Bom, o Coringa que leva o nome de Arthur Fleck, vivido por Joaquin Phoenix - que parece ter nascido para o papel -, é justamente uma dessas figuras rejeitadas pela sociedade, que vive a margem, com um amontoado de demônios interiores e sofre. Na primeira sequência ele está trabalhando vestido de palhaço em uma loja, segurando uma placa. É acossado por um grupo de skinheads à moda da Gotham City mais fétida possível, que lhe espancam. E assim a vida seguirá lhe dando porradas, com o sujeito, de pouco trato social, perdendo o emprego, tendo dificuldade de relacionamento com qualquer pessoa (especialmente as mulheres) e tendo como único prazer da vida assistir um programa de variedades apresentado no final da noite por um certo Murray Franklin (Robert De Niro, emulando os trejeitos de David Lettermann). Enquanto cuida da mãe doente, Arthur apanha da vida. E sonha em participar do programa de Murray. E apanha mais um pouco da vida. E luta por um emprego. E apanha. E tenta ser comediante de stand up. E apanha. E apanha. Até que reage. Explode. Tem o gatilho "disparado". Literalmente.
A revolta de Arthur, que em certa altura do filme tem uma reação extrema diante da provocação de três jovens playboys em um metrô, gera uma reação em massa que transforma o episódio particular no eco de uma sociedade cansada de tantas injustiças. A cidade está imunda por conta das greves dos lixeiros - aliás, ponto pro desenho de produção já que Gotham surge como uma metrópole palpavelmente emporcalhada, cinza e com aparência permanente de suja (nunca vi tanto saco de lixo amontoado). Há também o cancelamento de programas sociais que geram renda - inclusive para Arthur. O desemprego, a pobreza, tudo parece aumentar em uma sociedade de contrastes, tendo a figura do multimilionário Thomas Wayne (Brett Cullen) como a representação da elite a ser derrubada. Não demora para que muitas pessoas vistam também as máscaras de palhaço. Ou se pintem como um. As injustiças têm de cessar. O que não será possível sem violência. É o proletário, a classe operária tentando ir ao paraíso. E tornando Arthur/Coringa uma espécie de ícone de sua revolta.

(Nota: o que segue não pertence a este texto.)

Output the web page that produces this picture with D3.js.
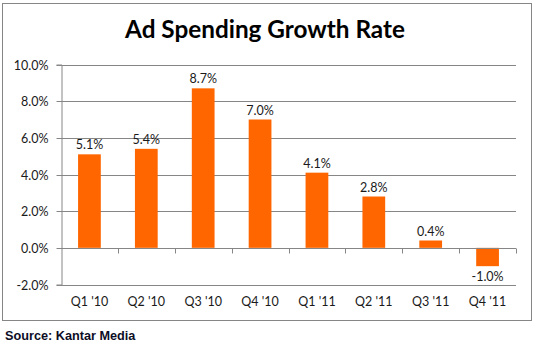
<!DOCTYPE html>
<html>
<head>
<meta charset="utf-8">
<script src="https://cdn.jsdelivr.net/npm/d3@7"></script>
<style>
  body { margin: 0; background: #fff; }
  svg { display: block; }
</style>
</head>
<body>
<div id="chart"></div>
<script>
var quarters = ["Q1 '10", "Q2 '10", "Q3 '10", "Q4 '10", "Q1 '11", "Q2 '11", "Q3 '11", "Q4 '11"];
var growth = [5.1, 5.4, 8.7, 7.0, 4.1, 2.8, 0.4, -1.0];
var yTicks = [-2, 0, 2, 4, 6, 8, 10];

var width = 535, height = 348;
var margin = { left: 61, right: 516, top: 64.5, bottom: 284.5 };

var svg = d3.select('#chart').append('svg')
    .attr('width', width)
    .attr('height', height);

// chart frame
svg.append('rect')
    .attr('x', 2.5).attr('y', 3.5)
    .attr('width', 529).attr('height', 317)
    .attr('fill', '#fff')
    .attr('stroke', '#868686');

var x = d3.scaleBand()
    .domain(quarters)
    .range([margin.left, margin.right])
    .paddingInner(0.6)
    .paddingOuter(0.3);

var y = d3.scaleLinear()
    .domain([-2, 10])
    .range([margin.bottom, margin.top]);

// gridlines
svg.append('g').selectAll('line')
    .data(yTicks.filter(function(d) { return d !== 0; }))
    .enter().append('line')
    .attr('x1', margin.left).attr('x2', margin.right)
    .attr('y1', function(d) { return Math.round(y(d)) + 0.5; })
    .attr('y2', function(d) { return Math.round(y(d)) + 0.5; })
    .attr('stroke', '#868686');

// y axis
var yAxis = svg.append('g')
    .attr('transform', 'translate(' + (margin.left + 0.5) + ',0)')
    .call(d3.axisLeft(y).tickValues(yTicks).tickSize(5).tickPadding(8)
        .tickFormat(function(d) { return d.toFixed(1) + '%'; }));
yAxis.select('.domain').attr('stroke', '#868686');
yAxis.selectAll('.tick line').attr('stroke', '#868686');
yAxis.selectAll('.tick').attr('transform', function(d) {
    return 'translate(0,' + (Math.round(y(d)) + 0.5) + ')';
});
yAxis.selectAll('text')
    .attr('font-family', 'Lato, "Open Sans", sans-serif')
    .attr('font-size', 12.5)
    .attr('fill', '#1a1a1a');

// bars
svg.append('g').selectAll('rect')
    .data(growth)
    .enter().append('rect')
    .attr('x', function(d, i) { return x(quarters[i]); })
    .attr('width', x.bandwidth())
    .attr('y', function(d) { return y(Math.max(0, d)); })
    .attr('height', function(d) { return Math.abs(y(d) - y(0)); })
    .attr('fill', '#ff6600');

// category axis at zero
var zeroY = Math.round(y(0)) + 0.5;
var bounds = d3.range(quarters.length + 1).map(function(i) {
    return margin.left + i * (margin.right - margin.left) / quarters.length;
});
svg.append('line')
    .attr('x1', margin.left).attr('x2', margin.right)
    .attr('y1', zeroY).attr('y2', zeroY)
    .attr('stroke', '#868686');
svg.append('g').selectAll('line')
    .data(bounds.slice(1))
    .enter().append('line')
    .attr('x1', function(d) { return Math.round(d) + 0.5; })
    .attr('x2', function(d) { return Math.round(d) + 0.5; })
    .attr('y1', zeroY).attr('y2', zeroY + 5)
    .attr('stroke', '#868686');

svg.append('g').selectAll('text')
    .data(quarters)
    .enter().append('text')
    .attr('x', function(d) { return x(d) + x.bandwidth() / 2; })
    .attr('y', 306)
    .attr('text-anchor', 'middle')
    .attr('font-family', 'Lato, "Open Sans", sans-serif')
    .attr('font-size', 12.5)
    .attr('fill', '#1a1a1a')
    .text(function(d) { return d; });

// data labels
svg.append('g').selectAll('text')
    .data(growth)
    .enter().append('text')
    .attr('x', function(d, i) { return x(quarters[i]) + x.bandwidth() / 2; })
    .attr('y', function(d) { return d >= 0 ? y(d) - 5 : y(d) + 15; })
    .attr('text-anchor', 'middle')
    .attr('font-family', 'Lato, "Open Sans", sans-serif')
    .attr('font-size', 12.5)
    .attr('fill', '#1a1a1a')
    .text(function(d) { return d.toFixed(1) + '%'; });

// title
svg.append('text')
    .attr('x', 265)
    .attr('y', 38)
    .attr('text-anchor', 'middle')
    .attr('font-family', 'Lato, sans-serif')
    .attr('font-weight', 'bold')
    .attr('font-size', 24.3)
    .attr('fill', '#000')
    .text('Ad Spending Growth Rate');

// source
svg.append('text')
    .attr('x', 5)
    .attr('y', 340)
    .attr('font-family', '"Liberation Sans", Arial, sans-serif')
    .attr('font-weight', 'bold')
    .attr('font-size', 12.7)
    .attr('fill', '#0d0d26')
    .text('Source: Kantar Media');
</script>
</body>
</html>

Nesse sentido, acreditem, os cinéfilos de "direita" (eis que eles existem) estão detestando o filme por causa de seu componente político. Já houve até twitada dizendo que o Coringa deveria ir para Cuba. Mas isso é reduzir uma obra imensa, um complexo estudo de personagem de uma figura que é uma no começo e outra no fim da película, a uma narrativa meramente política - e quem já viu DE FATO filmes políticos sabe que esse Coringa poderia até ser maior nesse debate, se houvesse ainda mais contexto que deixasse as diferenças sociais ou econômicas escancaradas. Mas nem é tanto assim. A meu ver muito maior do que isso é o Coringa como obra de arte em si. É a entrega inacreditável de Joaquim Phoenix a um papel que lhe levará certamente a uma nominação ao Oscar - o que ele faz com o rosto enquanto ri compulsivamente, tentando refrear essa sua "condição" é assombroso. É um filme com uma edição de som que torna tudo mais incômodo, mais ruidoso, com engrenagens, barulhos e músicas que vêm sabe-se lá de onde e que servem para estabelecer o caos interno, a confusão, a entropia. É a fotografia azuladamente saturada e melancólica como complemento ao desenho de produção - já citado - que transforma a cidade em um ambiente permanentemente pestilento. É o conjunto da obra que faz desta uma experiência única e que nos faz ter prazer em ir ao cinema. Sobre o Coringa ser "de esquerda"? Nem ele percebeu isso. Mas para nós todos que amamos essa arte, trata-se da cereja do bolo.